China's 'Great Cannon' -- a Cyber-weapon to Accompany the Great Firewall
An anonymous reader writes: A new report from The Citizen Lab identifies a distinct new technology entity sitting next to the Great Firewall of China. Dubbed the 'Great Cannon', the multi-process cluster revealed itself quite openly in the recent attacks on Greatfire.org and its two Github pages. The DDoS attack was so sustained that CL was able to study the new technology in depth, determining architectural similarities and unearthing many strong indications that it is a product of the Chinese authorities.

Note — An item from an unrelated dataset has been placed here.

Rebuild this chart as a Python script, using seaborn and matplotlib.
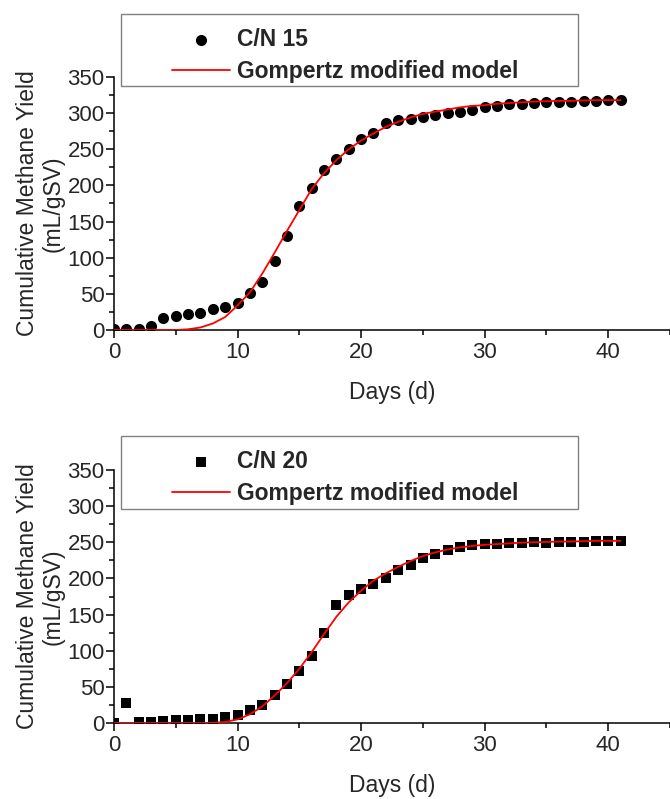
import matplotlib.pyplot as plt
import matplotlib.patches as mpatches
import pandas as pd
import seaborn as sns

# Days of digestion
days = list(range(42))

# C/N 15 measured yield and Gompertz fit (mL/gSV)
cn15_obs = [1, 2, 2, 6, 16, 19, 22, 24, 29, 32, 37, 51, 67, 96, 130, 172, 196, 221,
            237, 250, 264, 273, 286, 290, 292, 294, 298, 300, 302, 305, 308, 310,
            312, 313, 314, 315, 316, 316, 317, 317, 318, 318]
cn15_fit = [0, 0, 0, 0, 0, 0, 1, 3.5, 9, 18, 34, 52, 78, 107, 137, 166, 195, 217,
            235, 250, 262, 272, 281, 288, 294, 299, 302, 305, 308, 310, 311, 313,
            314, 315, 316, 316.5, 317, 317, 317.5, 318, 318, 318]

# C/N 20 measured yield and Gompertz fit (mL/gSV)
cn20_obs = [0, 28, 1.5, 2, 3, 4, 4, 5, 6, 8, 11, 18, 25, 39, 54, 72, 92, 124,
            163, 177, 186, 192, 200, 211, 218, 228, 234, 240, 244, 246, 247, 248,
            249, 249, 250, 249, 250, 251, 251, 252, 252, 252]
cn20_fit = [0, 0, 0, 0, 0, 0, 0, 0, 0.3, 1.5, 5, 12, 23, 38, 55, 75, 98, 123,
            147, 167, 183, 197, 207, 216, 224, 231, 236, 240, 243, 245, 246.5, 247.5,
            248.5, 249.5, 250, 250.5, 251, 251, 251.5, 252, 252, 252]

panels = [
    ("C/N 15", cn15_obs, cn15_fit, "o", 64),
    ("C/N 20", cn20_obs, cn20_fit, "s", 50),
]

sns.set_style("ticks")
plt.rcParams['font.family'] = ['Liberation Sans', 'DejaVu Sans']

W, H = 670, 799
fig = plt.figure(figsize=(W / 100, H / 100), dpi=100)

# axes boxes (pixels: left, top of y=350, bottom of y=0) and legend frames
axes_px = [(114, 77, 330), (114, 470, 723)]
legend_px = [(121, 14, 578, 86), (121, 436, 578, 509)]

for (name, obs, fit, marker, size), (left, top, bottom), box in zip(panels, axes_px, legend_px):
    ax = fig.add_axes([left / W, 1 - bottom / H, (W - left) / W, (bottom - top) / H])
    df = pd.DataFrame({"day": days, "obs": obs, "fit": fit})

    sns.scatterplot(data=df, x="day", y="obs", marker=marker, s=size, color="black",
                    linewidth=0, ax=ax, label=name, zorder=2)
    sns.lineplot(data=df, x="day", y="fit", color="red", linewidth=1.3, ax=ax,
                 label="Gompertz modified model", zorder=3)

    ax.set_xlim(0, 45)
    ax.set_ylim(0, 350)
    ax.set_xticks(range(0, 41, 10))
    ax.set_xticks(range(5, 46, 10), minor=True)
    ax.set_yticks(range(0, 351, 50))
    ax.set_yticks(range(25, 350, 50), minor=True)
    sns.despine(ax=ax)
    for s in ["left", "bottom"]:
        ax.spines[s].set_linewidth(1.1)
        ax.spines[s].set_color("black")
    ax.tick_params(which="major", length=5.8, width=1.1, labelsize=16, color="black")
    ax.tick_params(which="minor", length=3.6, width=1.1, color="black")
    ax.tick_params(axis="x", which="major", pad=3)
    ax.tick_params(axis="y", which="major", pad=1)

    ax.set_xlabel("Days (d)", fontsize=16.5, labelpad=12.5)
    ax.set_ylabel("Cumulative Methane Yield\n(mL/gSV)", fontsize=16.5, labelpad=2,
                  linespacing=1.15)

    # legend with scatter first, then the model line
    handles, labels = ax.get_legend_handles_labels()
    order = [labels.index(name), labels.index("Gompertz modified model")]
    bx0, by0, bx1, by1 = box
    ax.legend([handles[i] for i in order], [labels[i] for i in order],
              loc="upper left", bbox_to_anchor=(161 / W, 1 - (by0 + 3) / H),
              bbox_transform=fig.transFigure, frameon=False, borderpad=0,
              handlelength=2.5, handletextpad=0.3, labelspacing=0.38,
              prop={"weight": "bold", "size": 16.5})
    fig.patches.append(mpatches.Rectangle((bx0 / W, 1 - by1 / H), (bx1 - bx0) / W,
                                          (by1 - by0) / H, transform=fig.transFigure,
                                          fill=False, edgecolor="#808080", linewidth=1))

fig.savefig("out.png", dpi=100)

And admit that the Chinese will not even slow down until it's clear that the developed countries will be retaliate in kind. The feds need to take the kid gloves off and let American businesses do unto the Chinese as the Chinese do to them. Chinese DDoS? Let GitHub retaliate against Chinese assets involved. Chinese firms hacking and stealing assets? Authorize industrial espionage by American businesses against Chinese interests. Chinese intelligence actively attacking American business? Give the NSA a free hand to retaliate and screw with the Chinese government. They try to break into our classified networks? Set up an entire NSA team to infiltrate the Chinese military establishment and depants their national security secrets on a Wikileaks-By-Uncle-Sam level.
Told ya. It's a bad idea to download *and execute* random stuff from the 'Net.
Back then, when I was a toddler, my mom taught me to not insert every thing I find on the street into my mouth.
A similar principle applies here.
Anyone who runs a server on the Internet only needs to look at their firewall log to see break-in attempts coming from China, 24 hours a day every day. It's blatantly obvious that Someone in China did something. Still that's not conclusive proof that governments are involved.
It is simply stunningly illogical for China to behave this way against such petty targets. It makes absolutely NO sense for them to flaunt their ability and willingness to do so...
Just like it makes no sense for Americans to bomb the Bikini Atoll, or run new ships on trips around the world. The goal isn't to destroy a Pacific paradise or to wear out the engines, but rather to announce to the political world that we have a new capability, and we're ready to use it as we see fit.
The "petty targets" may be convenient places to point this "Great Cannon"... They provide a noticeable target, and apparently can be analyzed enough to provide some basic details to the rest of the world. Assuming China is behind the attack, we now know that China can run at least this level of attack, and there's no reason to expect that in a full-scale conflict, it wouldn't be turned against more serious targets. We don't know whether the attack can be made even bigger, or if it has different operational modes, or even how quickly such an operation can scale... and that's enough uncertainty to make it a deterrent weapon. It's all political posturing, and from outward appearances, it seems China is showing itself to be fairly powerful, but not yet openly aggressive.
Contrast that with North Korea, which has persistently demonstrated impotent aggression, and our main concern is that they might actually develop a real offensive capability that affects us.
...as the simple course of action the entire reset of the world would take is a simple matter of NULL routing China and going on about their daily business...
...except that a significant part of their daily business has now been null-routed. It's going to be hard to keep that great American economy moving when manufacturers can't contact their contracted suppliers. Without that continuous economic movement, we're facing yet another financial crash, which the United States government probably doesn't want to have happen just yet.
your 'war' would be over before anyone really cared.
On the contrary, an openly-hostile and traceable act (like cleanly disconnecting a major nation) would be the first strike in a bigger escalating conflict, as each side accuses the other of being the guy who really started the fight. Throw in a few false-flag operations and stage a few "exposed" false-flag operations, and it's not a very big leap to having a real war with real weapons and real death.
Frankly, I'd rather just have the political games.
You do not have a moral or legal right to do absolutely anything you want.
I was going to post exactly this ...
China does bully and take advantage of petty targets and nations that have no way to defend themselves, and the best example of this is their attitude in the china sea, they are building ilsands to expand their borders, and all of the nations around cant do anything about it... they are first class bullies... I fail to see how their "cyber-attitude" could be any different.